What do you dislike about the art world?
There is a lot of pretentious art and people out there. For me, art is about skill and creativity. There is lots of art out there that gets praised for "deep meaning": just empty words on a piece of paper and a banana taped to a wall.
What makes you angry?
Animal cruelty. Drum lines. People.
What is your dream project?
Oh, so so many. One of my dream projects (might sound a bit weird) is to buy a little witch house somewhere close to the ocean and paint every bit of it. What I mean by that is basically that every room has a different theme. I would fill my studio with ocean creatures and scuba diver paintings to feel like I am painting underwater, the entrance room or floor or whatever it might be will be Harry Potter themed and so on. It will be A LOT of work to undertake and take ages, but I can't wait.
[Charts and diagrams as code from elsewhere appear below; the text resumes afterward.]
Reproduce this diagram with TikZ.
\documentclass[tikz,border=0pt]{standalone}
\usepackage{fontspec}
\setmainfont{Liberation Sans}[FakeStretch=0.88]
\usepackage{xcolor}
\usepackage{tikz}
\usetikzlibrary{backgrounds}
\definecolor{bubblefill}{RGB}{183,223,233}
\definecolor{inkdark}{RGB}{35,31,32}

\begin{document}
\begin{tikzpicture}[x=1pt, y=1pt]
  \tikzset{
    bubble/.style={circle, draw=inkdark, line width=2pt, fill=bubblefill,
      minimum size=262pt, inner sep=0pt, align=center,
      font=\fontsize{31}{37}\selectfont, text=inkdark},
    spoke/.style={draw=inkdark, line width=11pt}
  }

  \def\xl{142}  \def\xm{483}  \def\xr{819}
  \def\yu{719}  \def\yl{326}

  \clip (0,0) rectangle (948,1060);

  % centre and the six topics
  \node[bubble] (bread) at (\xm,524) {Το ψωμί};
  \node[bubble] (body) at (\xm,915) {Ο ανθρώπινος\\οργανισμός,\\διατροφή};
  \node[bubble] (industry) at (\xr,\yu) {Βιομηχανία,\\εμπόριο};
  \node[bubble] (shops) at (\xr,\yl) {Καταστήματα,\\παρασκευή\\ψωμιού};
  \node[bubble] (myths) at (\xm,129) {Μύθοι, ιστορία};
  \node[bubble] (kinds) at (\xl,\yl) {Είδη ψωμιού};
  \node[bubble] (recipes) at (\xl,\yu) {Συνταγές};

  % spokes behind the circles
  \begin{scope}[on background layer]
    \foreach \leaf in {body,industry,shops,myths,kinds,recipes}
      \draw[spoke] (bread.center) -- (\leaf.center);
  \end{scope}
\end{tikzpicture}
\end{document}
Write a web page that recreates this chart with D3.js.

What's the best piece of advice you've received?
"Draw/Paint what you see" which sounds like a bit of very useless and stupid advice but something clicked in my head when I heard it, and somehow It upped my game when it comes to realism. It made me focus more on little details I would've never seen, but apparently, I sound like a crazy person when I give that "advice" to anyone else. I don't know why that simple line worked for me, but it did.
What superpower would you have and why?
I'd love to breathe underwater. Scuba diving is pretty close, but you have to go up at one point and also you have all of that equipment connected to you so it would be fantastic not to have all of that and just move around like a fish.
Professionally, what's your art goal?
My art goal is to be able to support myself without doing commissions. It would be amazing to sell my originals and the work that I created from scratch from a weird idea that popped up in my head. I love doing commissions, but most of the time, people ask for things I don't specialize in, which many artists can relate.
This year's goal is to get into more exhibitions, get a printer so that I can create my prints, and maybe by the end of the year, I'll be able to get a separate studio space that would be amazing.